About ROSE

Background: Denmark is the pioneering nation in reducing the rolling resistance (RR) between tire and road by optimizing road surfaces. Tire companies have come far by optimizing tires and many data are available for the effect of road texture on RR, but the Innovation Fund project COOEE (2011-2015) was the first to demonstrate that RR can be reduced by optimized pavements. Thus a 5% reduction of passenger-car energy consumption has recently been validated for the best test roads. The durability of the new generation of pavements needs to be further investigated and validated, however, before they can be implemented; moreover, even higher energy savings are likely obtainable.

Objectives: By reducing the RR ROSE (2016-2018) aims at designing a durable asphalt pavement with at least 6.5% reduction of passenger-car energy consumption compared to that of average present Danish roads.

Means: To achieve uniquely low RR properties one needs reliable mathematical models that answer the following two questions: 1) For a given surface and tire, what are the RR and the skid resistance? 2) For a given asphalt mix design and road construction method, what are the resulting road-surface texture and the road’s durability? As input to the first of these models, ROSE constructs a scaled-down “model- validation” laboratory for simultaneous measurements of RR and skid resistance, the first of its kind.

Success criteria: ROSE aims at resulting in a new and improved generation of asphalt pavements with at least a 6.5% lower RR than that of average present Danish roads. A further success criterion is that the ROSE results are implemented into the Danish Road Directorate’s asset-management system.
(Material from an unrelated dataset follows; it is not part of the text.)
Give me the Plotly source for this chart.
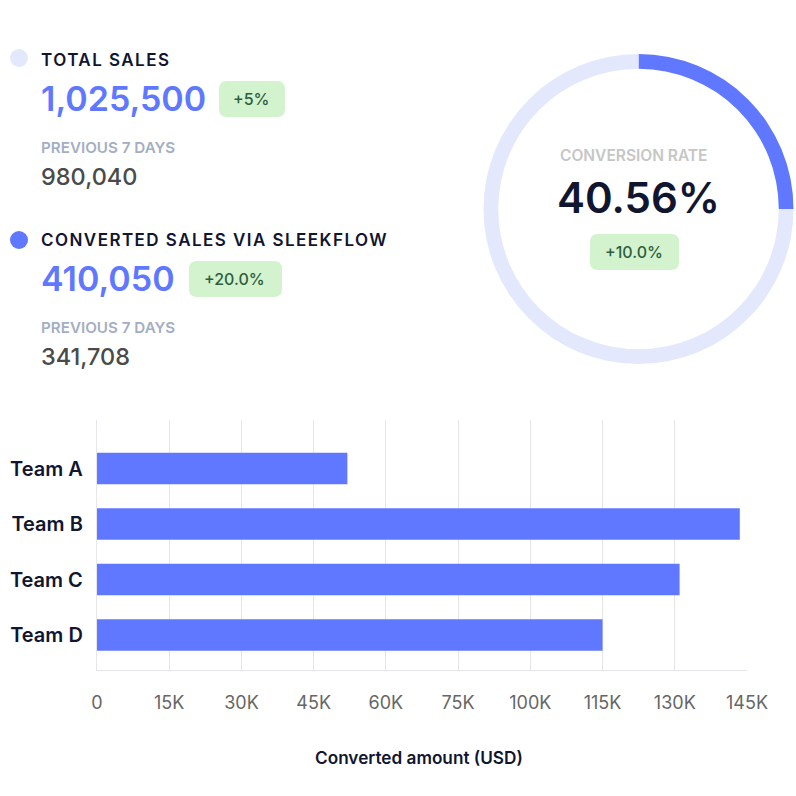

Value creation: ROSE involves all three parts of the value chain: research, development, and implementation. An important result of ROSE is the socio-economic value of reducing energy consumption by optimizing the road surfaces; as shown in research of the previous COOEE project, this is one of the few initiatives for reducing CO2 emissions that has a negative socio-economic cost. Besides these values, if the ROSE research is successful, its results will be commercialized by the two Danish companies involved (NCC A/S and Greenwood Engineering), primarily from 2019 and onwards, and possibly also by the other partners involved.